The offer is to pay a minimum consideration of 0.1116 SVW shares and $1.50 cash for every BLD shares a shareholder owns. The combined value of the cash and shares was said to be $6.05 per BLD share as at the announcement date of 19 February 2024.

This bid also includes an increase of $0.10 in cash per Boral Share if SVW reaches an aggregate interest of 80% or more of all BLD shares, or the BLD Board unanimously recommending that BLD Shareholders accept the offer. And there is a further $0.10 increase in cash per BLD share if SVW reaches the 90.6% compulsory acquisition threshold. SVW held 71.6% of BLD shares when it announced its offer.

Shareholder should be aware that compulsory acquisition of the shares of the non-accepting shareholders takes some months for the company to go through the process of compulsory acquisitions and for these shareholders to receive the proceeds.

The takeover laws require truth in takeovers – so the initial announcement also noted the offer was Best and Final and would not be increased – shareholders can build that into their expectations and decision making. SGH also confirmed that it will not acquire Boral Shares for more than $6.25 for at least 12 months following the close of the offer.
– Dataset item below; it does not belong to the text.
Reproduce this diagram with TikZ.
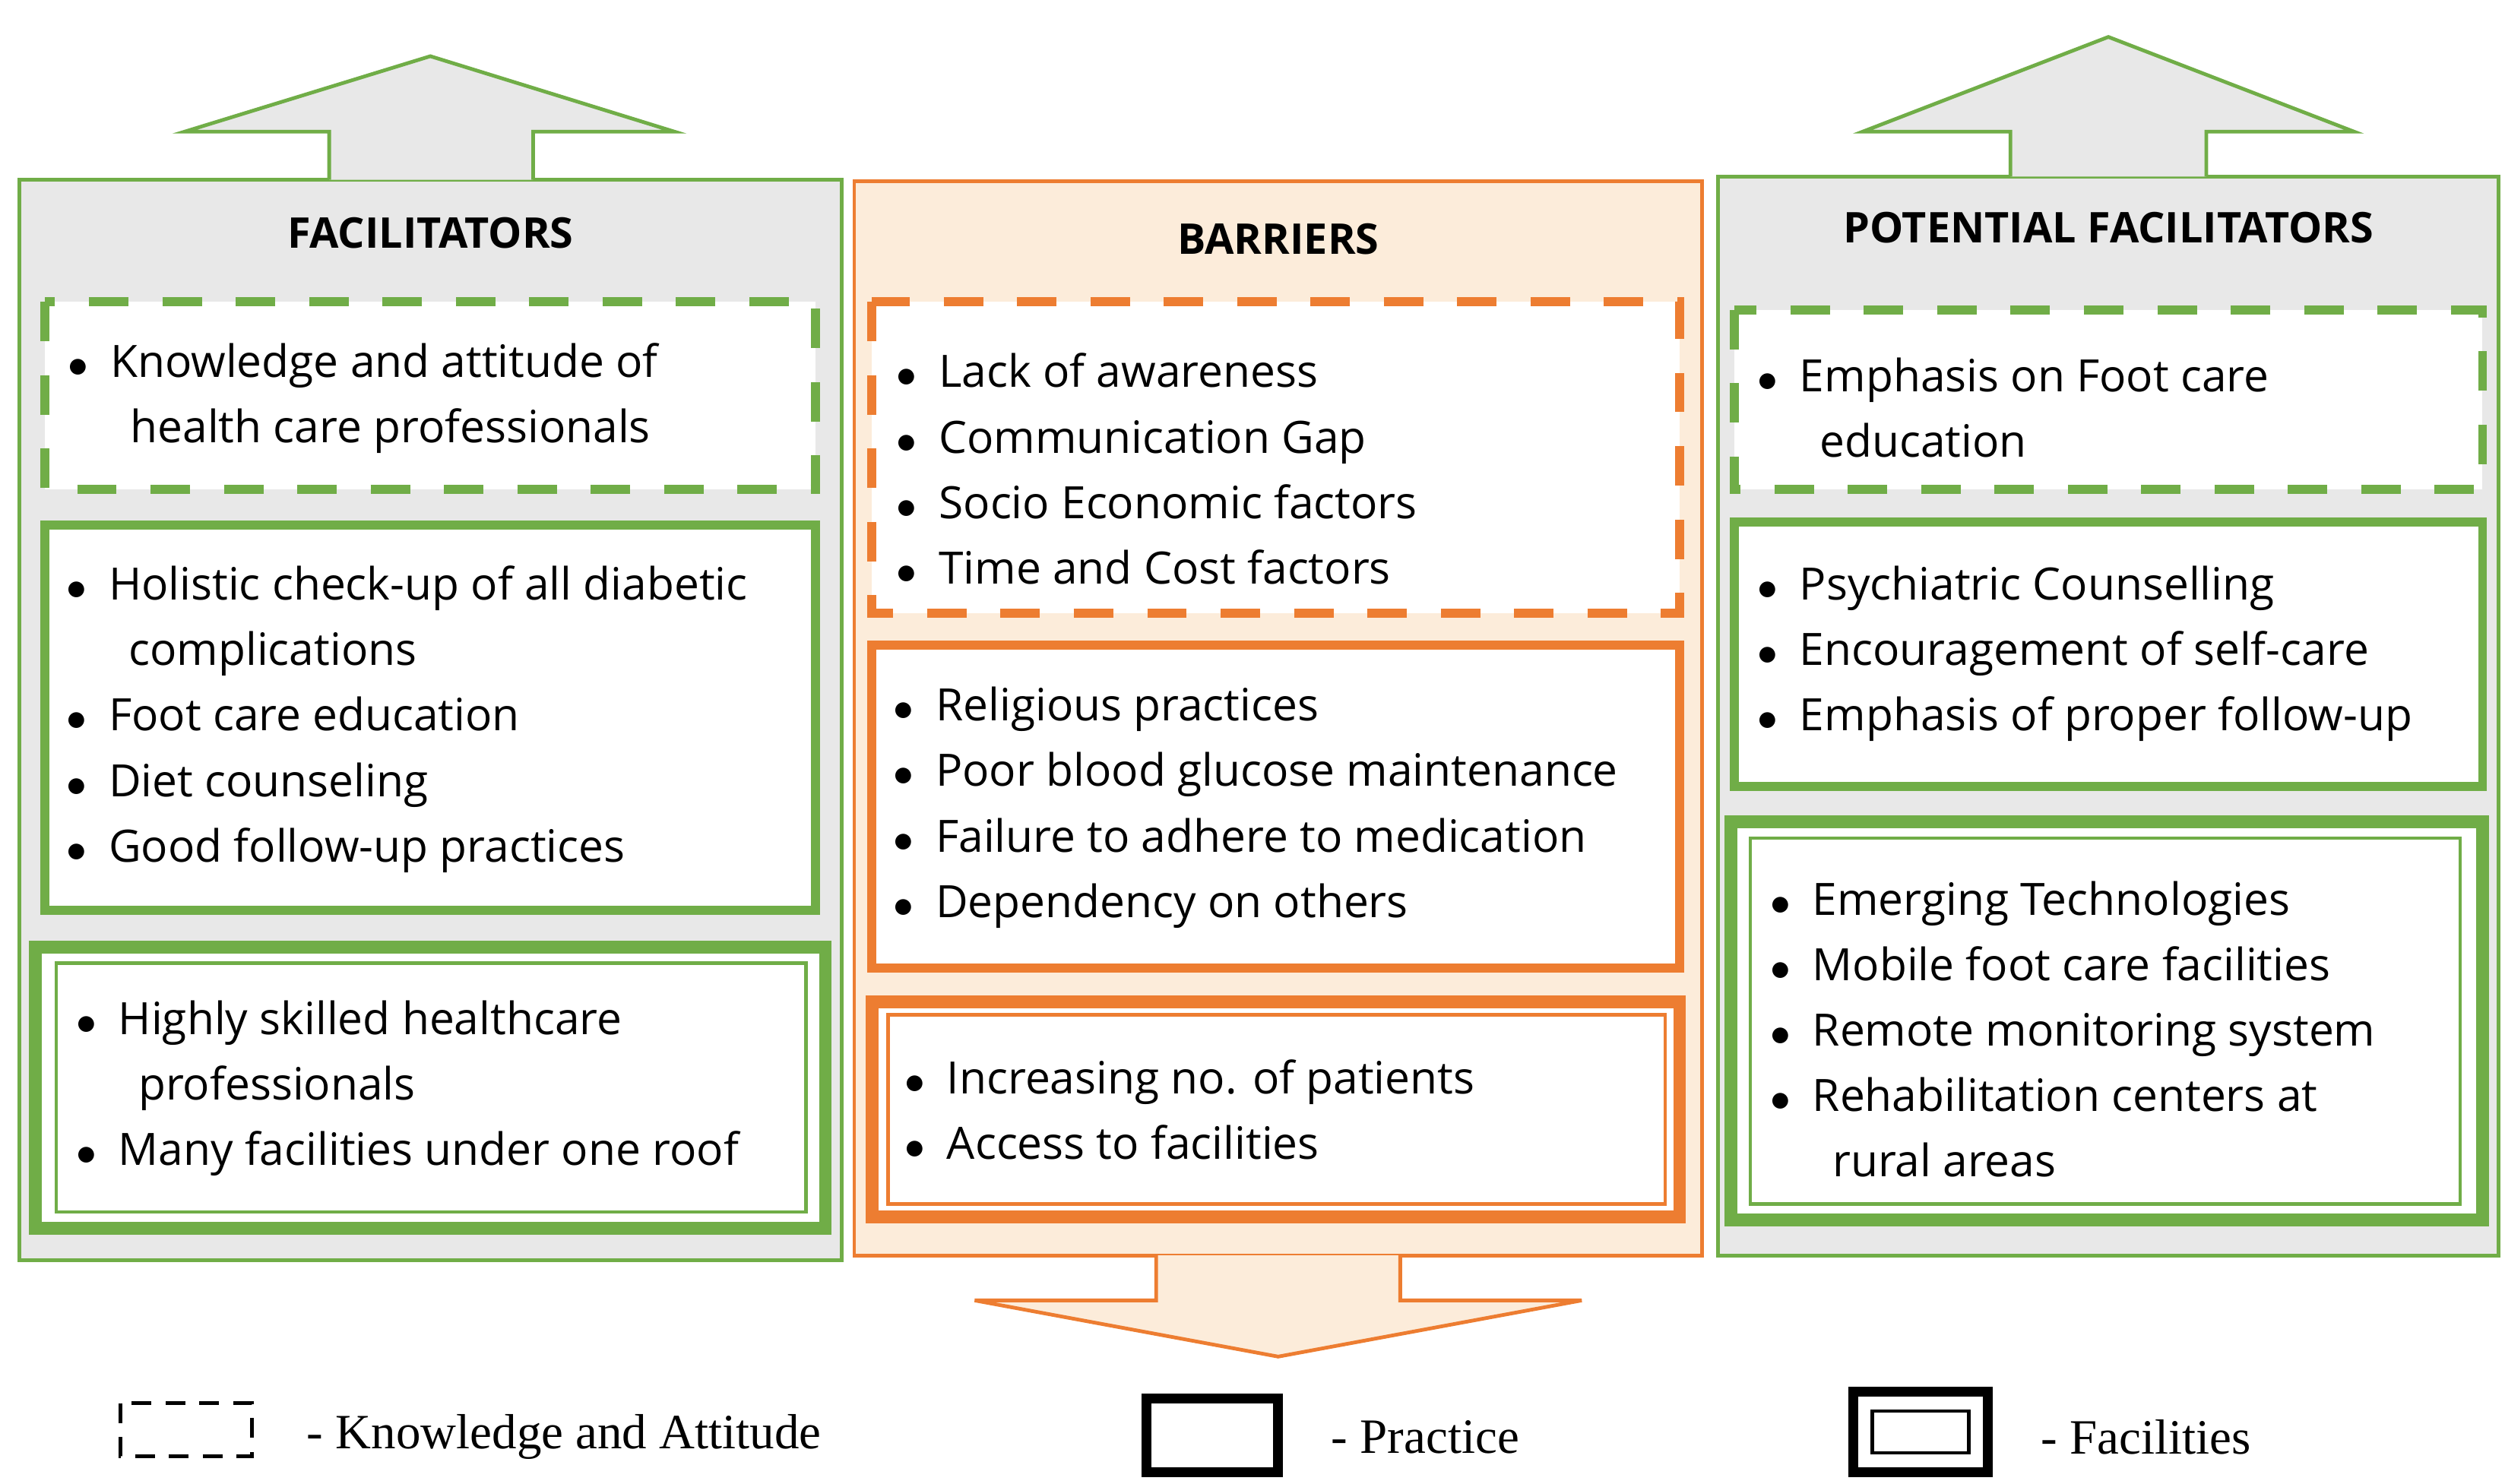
\documentclass[tikz,border=0pt]{standalone}
\usepackage{fontspec}
\setmainfont{Open Sans}
\newfontfamily\legendfont{Liberation Serif}
\definecolor{fgreen}{RGB}{112,173,71}
\definecolor{borange}{RGB}{237,125,49}
\definecolor{bpeach}{RGB}{252,236,218}
\definecolor{ftex}{RGB}{232,232,232}
\tikzset{
  panel/.style={draw=#1, line width=1.3pt},
  know/.style={draw=#1, dashed, dash pattern=on 14pt off 12pt, line width=3.2pt, fill=white},
  prac/.style={draw=#1, line width=3.2pt, fill=white},
  facil/.style={draw=#1, line width=4.5pt, fill=white},
  faciln/.style={draw=#1, line width=1.2pt},
  items/.style={anchor=west, align=left, font=\fontsize{15.8}{23.2}\selectfont, inner sep=0pt},
  title/.style={font=\fontsize{15}{18}\bfseries},
  leg/.style={anchor=west, font=\legendfont\fontsize{17.5}{20}\selectfont},
}
\newcommand{\bl}{\makebox[0.95em][l]{\Large$\bullet$}}
\newcommand{\cont}{\hspace{1.4em}}
\begin{document}
\begin{tikzpicture}[x=0.02cm, y=-0.02cm]
\useasboundingbox (0,0) rectangle (1560,924);

% facilitators panel
\filldraw[panel=fgreen, fill=ftex] (12,112) rectangle (524,785);
\filldraw[panel=fgreen, fill=ftex] (205,112) -- (205,82) -- (115,82) -- (268,35) -- (420,82) -- (332,82) -- (332,112);
\node[title] (tf) at (268,145) {FACILITATORS};
\draw[know=fgreen] (28,188) rectangle (508,305);
\node[items] (fk) at (42,248) {\bl Knowledge and attitude of\\\cont health care professionals};
\draw[prac=fgreen] (28,327) rectangle (508,567);
\node[items] (fp) at (41,448) {\bl Holistic check-up of all diabetic\\\cont complications\\\bl Foot care education\\\bl Diet counseling\\\bl Good follow-up practices};
\draw[facil=fgreen] (22,590) rectangle (514,765);
\draw[faciln=fgreen] (35,600) rectangle (502,755);
\node[items] (ff) at (47,678) {\bl Highly skilled healthcare\\\cont professionals\\\bl Many facilities under one roof};

% barriers panel
\filldraw[panel=borange, fill=bpeach] (532,113) rectangle (1060,782);
\filldraw[panel=borange, fill=bpeach] (720,782) -- (720,810) -- (607,810) -- (796,845) -- (985,810) -- (872,810) -- (872,782);
\node[title] (tb) at (796,149) {BARRIERS};
\draw[know=borange] (543,188) rectangle (1046,382);
\node[items] (bk) at (558,292) {\bl Lack of awareness\\\bl Communication Gap\\\bl Socio Economic factors\\\bl Time and Cost factors};
\draw[prac=borange] (543,402) rectangle (1046,603);
\node[items] (bp) at (556,503) {\bl Religious practices\\\bl Poor blood glucose maintenance\\\bl Failure to adhere to medication\\\bl Dependency on others};
\draw[facil=borange] (543,624) rectangle (1046,758);
\draw[faciln=borange] (553,632) rectangle (1037,750);
\node[items] (bf) at (563,691) {\bl Increasing no. of patients\\\bl Access to facilities};

% potential facilitators panel
\filldraw[panel=fgreen, fill=ftex] (1070,110) rectangle (1556,782);
\filldraw[panel=fgreen, fill=ftex] (1252,110) -- (1252,82) -- (1160,82) -- (1313,23) -- (1466,82) -- (1374,82) -- (1374,110);
\node[title] (tp) at (1313,142) {POTENTIAL FACILITATORS};
\draw[know=fgreen] (1080,193) rectangle (1546,305);
\node[items] (pk) at (1094,254) {\bl Emphasis on Foot care\\\cont education};
\draw[prac=fgreen] (1080,325) rectangle (1546,490);
\node[items] (pp) at (1094,407) {\bl Psychiatric Counselling\\\bl Encouragement of self-care\\\bl Emphasis of proper follow-up};
\draw[facil=fgreen] (1078,512) rectangle (1546,760);
\draw[faciln=fgreen] (1090,522) rectangle (1532,750);
\node[items] (pf) at (1102,641) {\bl Emerging Technologies\\\bl Mobile foot care facilities\\\bl Remote monitoring system\\\bl Rehabilitation centers at\\\cont rural areas};

% legend
\draw[black, line width=1.2pt, dash pattern=on 7pt off 5pt] (75,874) rectangle (157,907);
\node[leg] (lk) at (185,895) {- Knowledge and Attitude};
\draw[black, line width=3.5pt] (714,871) rectangle (796,917);
\node[leg] (lp) at (823,895) {- Practice};
\draw[black, line width=3.5pt] (1154,867) rectangle (1238,917);
\draw[black, line width=1.2pt] (1166,879) rectangle (1226,905);
\node[leg] (lf) at (1265,895) {- Facilities};
\end{tikzpicture}
\end{document}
The BLD independent bidder committee has made a “No Action” ASX announcement. The target company directors advise shareholders there is time to consider the best decision for them individually – effectively a wait and watch notice. For BLD, it is the directors who are independent of the bidder made this announcement. The Target’s Statement which will cover the BLD response to the bid is expected to be issued by 19 March 2024.

One of the challenges in a takeover is to get to 90%, in order to get to 100%. And some offers will have that as a defeating condition – get to 89% and the deal falls through. That isn’t the case for the BLD bid.

To make it more likely to succeed, there is an acceptance facility where an institutional investor can indicate an intention to accept the bid if it proceeds.

At the time the offer was announced, it was only conditional upon the customary condition of no prescribed occurrences. Page 97 of the Second Supplementary Bidders Statement gives details which can be summarised as no significant changes to the share structure and assets or business. However, on 4 March 2024 the offer was declared unconditional and that accepting BLD shareholders will be sent payment within 7 Business Days from the date the offer is accepted.

The SVW offer for BLD is scheduled to close (unless extended or withdrawn) on 7.00pm (Sydney time) on 4 April 2024.

You can monitor how the bid is going by the substantial shareholders’ notices. Seven is required to issue a substantial shareholder notice, for each additional 1% of the shares acquired.

It is worth scanning the bidder and target statements that are provided to help you make your decision.

And a final word to shareholders, when there is a takeover offer, you should check the taxation implications (and note what information you might need to calculate new cost-bases) and whether your bank and other holding details are up to date.